Describing themselves as "unprofessional, irresponsible part-time critics", the pair recognised that the creative industries were dominated by "overly stale, pale and male" writers and wanted to do something about it, making creativity more diverse, accessible and meaningful to a wider audience.
With a popular new podcast and online magazine, The White Pube has built a loyal following (check them out on Instagram) and its fanbase support them via Patreon. For the last five years, it has run a 'web residency', offering artists or "whoever" to take over their homepage for a month – giving often underrepresented creatives a platform and voice. Somnath Bhatt, Evar Hussayni and Nina Mhach Durban are just some of the creatives to be featured.

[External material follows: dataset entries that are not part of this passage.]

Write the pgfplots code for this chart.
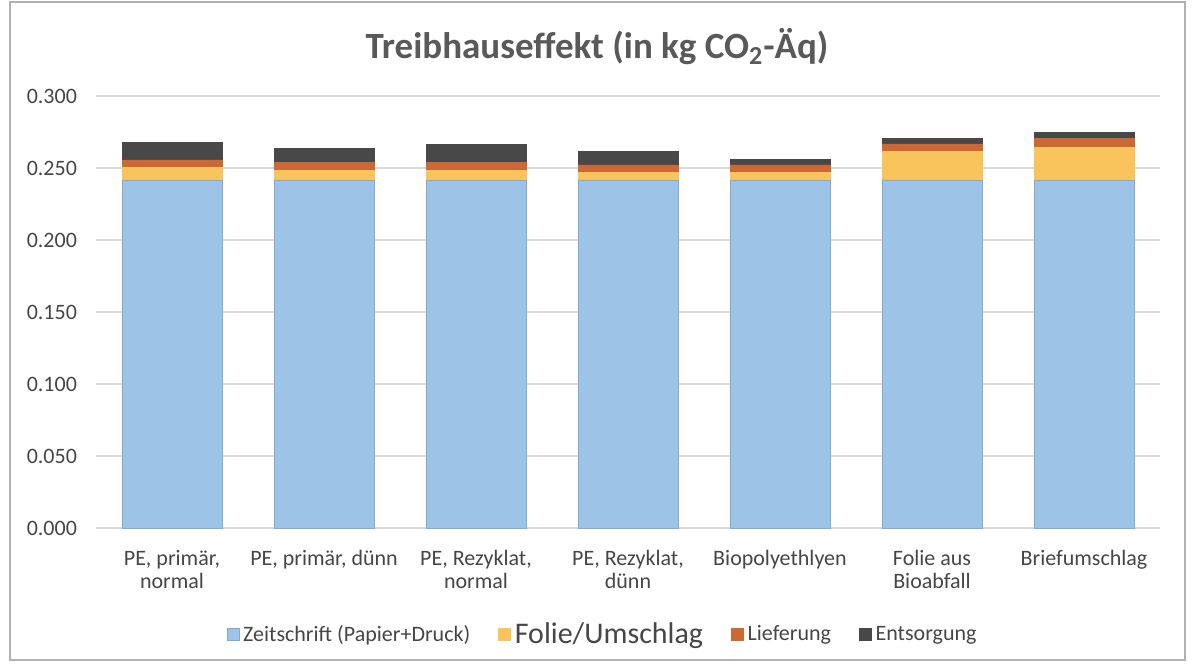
\documentclass[border=0pt]{standalone}
\usepackage{fontspec}
\setmainfont{Carlito}
\usepackage{pgfplots}
\pgfplotsset{compat=1.18}
\definecolor{cBlue}{RGB}{157,195,230}
\definecolor{cBlueE}{RGB}{130,170,210}
\definecolor{cYellow}{RGB}{250,196,92}
\definecolor{cOrange}{RGB}{204,104,52}
\definecolor{cDark}{RGB}{72,72,72}
\definecolor{txt}{RGB}{89,89,89}
\definecolor{txtd}{RGB}{70,70,70}
\definecolor{gridc}{RGB}{217,217,217}
\begin{document}
\begin{tikzpicture}
\draw[color=gray!60, line width=0.7pt] (5pt,3pt) rectangle (592.5pt,332pt);
\node[font=\fontsize{18.5}{20}\selectfont\bfseries, text=txt] at (298.5pt,309.5pt) {Treibhauseffekt (in kg CO\textsubscript{2}-Äq)};
\begin{axis}[
  at={(48pt,69pt)}, anchor=south west,
  scale only axis, width=532pt, height=216pt,
  ybar stacked, bar width=50pt,
  xmin=-0.5, xmax=6.5, ymin=0, ymax=0.3,
  xtick={0,1,2,3,4,5,6},
  xticklabels={{PE, primär,\\normal},{PE, primär, dünn},{PE, Rezyklat,\\normal},{PE, Rezyklat,\\dünn},{Biopolyethlyen},{Folie aus\\Bioabfall},{Briefumschlag}},
  xticklabel style={font=\fontsize{11}{11.6}\selectfont, align=center, text=txtd, yshift=-7.5pt},
  ytick={0,0.05,0.1,0.15,0.2,0.25,0.3},
  yticklabel style={font=\fontsize{11}{13}\selectfont, text=txtd, xshift=-6pt,
    /pgf/number format/.cd, fixed, fixed zerofill, precision=3, assume math mode=true},
  major tick length=0pt,
  axis x line*=bottom, axis y line*=left,
  y axis line style={draw=none},
  x axis line style={draw=gridc, line width=0.7pt},
  ymajorgrids, grid style={draw=gridc, line width=0.6pt},
  legend columns=4,
  legend style={at={(0.477,-0.247)}, anchor=center, draw=none, fill=none,
    font=\fontsize{11}{13}\selectfont, text=txtd,
    /tikz/every even column/.append style={column sep=12pt}},
  legend image code/.code={\draw[#1, line width=0.3pt] (0pt,-3pt) rectangle (6pt,3pt);},
]
\addplot[fill=cBlue, draw=cBlueE, line width=0.4pt] coordinates {(0,0.2417) (1,0.2417) (2,0.2417) (3,0.2417) (4,0.2417) (5,0.2417) (6,0.2417)};
\addlegendentry{Zeitschrift (Papier+Druck)}
\addplot[fill=cYellow, draw=cYellow, line width=0.4pt] coordinates {(0,0.0088) (1,0.0064) (2,0.0064) (3,0.0053) (4,0.0053) (5,0.0196) (6,0.0224)};
\addlegendentry{\fontsize{15}{15}\selectfont Folie/Umschlag}
\addplot[fill=cOrange, draw=cOrange, line width=0.4pt] coordinates {(0,0.0051) (1,0.0056) (2,0.0056) (3,0.0051) (4,0.0051) (5,0.0054) (6,0.0065)};
\addlegendentry{Lieferung}
\addplot[fill=cDark, draw=cDark, line width=0.4pt] coordinates {(0,0.0122) (1,0.0100) (2,0.0125) (3,0.0097) (4,0.0037) (5,0.0039) (6,0.0042)};
\addlegendentry{Entsorgung}
\end{axis}
\pgfresetboundingbox
\useasboundingbox (0pt,0pt) rectangle (597pt,333pt);
\end{tikzpicture}
\end{document}
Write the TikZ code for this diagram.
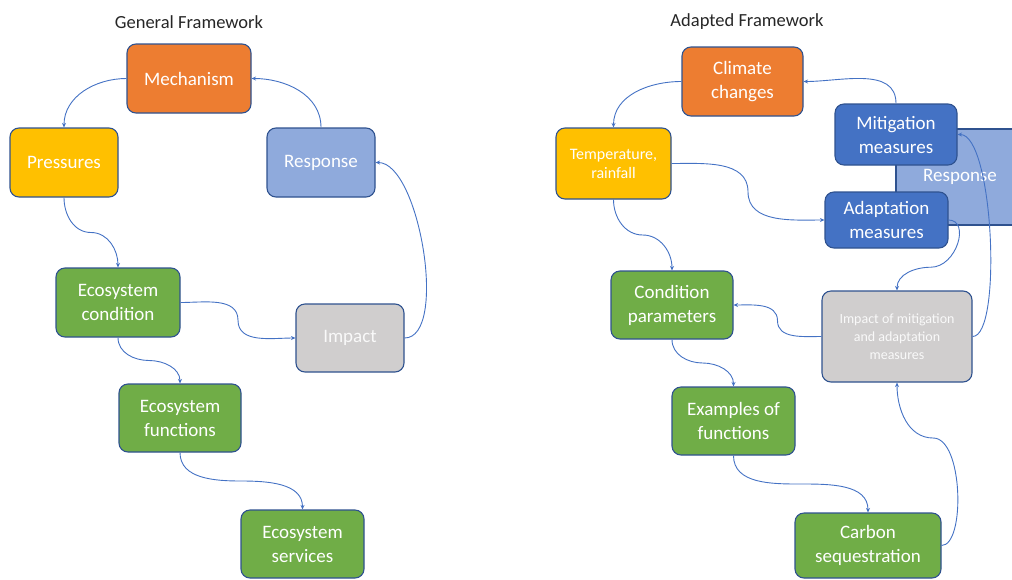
\documentclass[tikz,border=0pt]{standalone}
\usepackage{fontspec}
\setmainfont{Carlito}
\usetikzlibrary{arrows.meta,calc}
\definecolor{orng}{HTML}{ED7D31}
\definecolor{yell}{HTML}{FFC000}
\definecolor{lblue}{HTML}{8FAADC}
\definecolor{dblue}{HTML}{4472C4}
\definecolor{grn}{HTML}{70AD47}
\definecolor{gry}{HTML}{D0CECE}
\definecolor{bordc}{HTML}{2F528F}
\definecolor{arrc}{HTML}{4472C4}
\begin{document}
\begin{tikzpicture}[x=1pt,y=1pt,
  box/.style={draw=bordc, line width=1.1pt, rounded corners=9pt, text=white, align=center, inner sep=0pt, font=\fontsize{19}{24}\selectfont},
  conn/.style={draw=arrc, line width=0.9pt, -{Stealth[length=4.5pt,width=4pt]}},
  ttl/.style={font=\fontsize{18.5}{22}\selectfont, text=black!85}]
\useasboundingbox (0,-579) rectangle (1012,0);
% titles
\node[ttl] (t1) at (189,-22) {General Framework};
\node[ttl] (t2) at (747,-22) {Adapted Framework};
% left framework
\node[box, fill=orng, minimum width=124pt, minimum height=69pt] (mech) at (189,-78.5) {Mechanism};
\node[box, fill=yell, minimum width=108pt, minimum height=69pt] (pres) at (64,-162.5) {Pressures};
\node[box, fill=lblue, minimum width=108pt, minimum height=69pt] (resp) at (321,-162.5) {Response};
\node[box, fill=grn, minimum width=124pt, minimum height=69pt] (econd) at (118,-302.5) {Ecosystem\\condition};
\node[box, fill=gry, minimum width=108pt, minimum height=68pt, text=white!95!gray] (imp) at (350,-338) {Impact};
\node[box, fill=grn, minimum width=122pt, minimum height=68pt] (efun) at (180,-418) {Ecosystem\\functions};
\node[box, fill=grn, minimum width=123pt, minimum height=68pt] (eserv) at (302.5,-544) {Ecosystem\\services};
% right framework
\node[box, fill=lblue, rounded corners=0pt, minimum width=128pt, minimum height=96pt] (respR) at (960,-177) {Response};
\node[box, fill=orng, minimum width=121pt, minimum height=69pt] (clim) at (742.5,-81.5) {Climate\\changes};
\node[box, fill=yell, minimum width=115pt, minimum height=71pt, font=\fontsize{16}{19}\selectfont] (temp) at (613.5,-163.5) {Temperature,\\rainfall};
\node[box, fill=dblue, minimum width=122pt, minimum height=61pt] (mit) at (896,-134.5) {Mitigation\\measures};
\node[box, fill=dblue, minimum width=123pt, minimum height=56pt] (adp) at (886.5,-220) {Adaptation\\measures};
\node[box, fill=grn, minimum width=122pt, minimum height=68pt] (cond) at (672,-305) {Condition\\parameters};
\node[box, fill=gry, minimum width=150pt, minimum height=91pt, font=\fontsize{14}{18}\selectfont, text=white!95!gray] (impR) at (897,-336.5) {Impact of mitigation\\and adaptation\\measures};
\node[box, fill=grn, minimum width=123pt, minimum height=68pt] (exf) at (733.5,-421) {Examples of\\functions};
\node[box, fill=grn, minimum width=146pt, minimum height=65pt] (carb) at (868,-545.5) {Carbon\\sequestration};
% left connectors
\draw[conn] (mech.west) to[out=180,in=90] (pres.north);
\draw[conn] (resp.north) to[out=90,in=0] (mech.east);
\draw[conn] (pres.south) to[out=-90,in=180] ($(pres.south)!0.5!(econd.north)$) to[out=0,in=90] (econd.north);
\draw[conn] (econd.east) to[out=0,in=90] ($(econd.east)!0.5!(imp.west)$) to[out=-90,in=180] (imp.west);
\draw[conn] (imp.east) to[out=0,in=0,out distance=44pt,in distance=44pt] (resp.east);
\draw[conn] (econd.south) to[out=-90,in=180] ($(econd.south)!0.5!(efun.north)$) to[out=0,in=90] (efun.north);
\draw[conn] (efun.south) to[out=-90,in=180] ($(efun.south)!0.5!(eserv.north)$) to[out=0,in=90] (eserv.north);
% right connectors
\draw[conn] (clim.west) to[out=180,in=90] (temp.north);
\draw[conn] (mit.north) to[out=90,in=0] (clim.east);
\draw[conn] (temp.south) to[out=-90,in=180] ($(temp.south)!0.5!(cond.north)$) to[out=0,in=90] (cond.north);
\draw[conn] (temp.east) to[out=0,in=90] ($(temp.east)!0.5!(adp.west)$) to[out=-90,in=180] (adp.west);
\draw[conn] (adp.east) to[out=0,in=0,out distance=22pt,in distance=26pt] ($(adp.east)!0.5!(impR.north)+(8,-12)$) to[out=180,in=90] (impR.north);
\draw[conn] (impR.east) to[out=0,in=0,out distance=30pt,in distance=36pt] (mit.east);
\draw[conn] (impR.west) to[out=180,in=-90] ($(impR.west)!0.5!(cond.east)$) to[out=90,in=0] (cond.east);
\draw[conn] (cond.south) to[out=-90,in=180] ($(cond.south)!0.5!(exf.north)$) to[out=0,in=90] (exf.north);
\draw[conn] (exf.south) to[out=-90,in=180] ($(exf.south)!0.5!(carb.north)$) to[out=0,in=90] (carb.north);
\draw[conn] (carb.east) to[out=0,in=0,out distance=24pt,in distance=30pt] ($(carb.east)!0.5!(impR.south)+(14,26)$) to[out=180,in=-90] (impR.south);
\end{tikzpicture}
\end{document}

Now the White Pube has collaborated with the BUILDHOLLYWOOD family of JACK, JACK ARTS and DIABOLICAL for its Your Space Or Mine initiative, which gives artists and creatives a platform on the street. In this latest offering, the pair present their "ideas for a new art world", featuring six direct and ambitious suggestions as to "how things might be improved for the many and not just the few".
The billboards and posters feature black text on a series of bold colour backgrounds to confront passers-by with plain-speaking ideas such as 'Universal Basic Income and affordable housing so that everyone, including artists, can make a living' and 'Curators should ask the public to see what they think galleries and museums should be used for' and 'Dear museums, give back all stolen objects'.
"Think we just wanna proselytise a bit, but not too preachy – a nice middle-ground for the 'saying what everyone's thinking' crowd," said Zarina and Gabrielle. "We've noticed the way problems in the creative industries arise like they're all the same 5/6 problems that express themselves in all these kinda obscured convoluted and different ways. I think we wanted to plop these Lil' aphorisms out there, as simple, feasible solutions, almost to prove how easy they can be if change is sincerely sought.
"None of these things is particularly radical, they're just common sense, but for some reason, the creative industry operates in this wild space that makes them seem outlandish. Maybe they're also manifestations... Universe! Make it happen, please!"
The collaboration will run over three months, with the artwork changing every two weeks.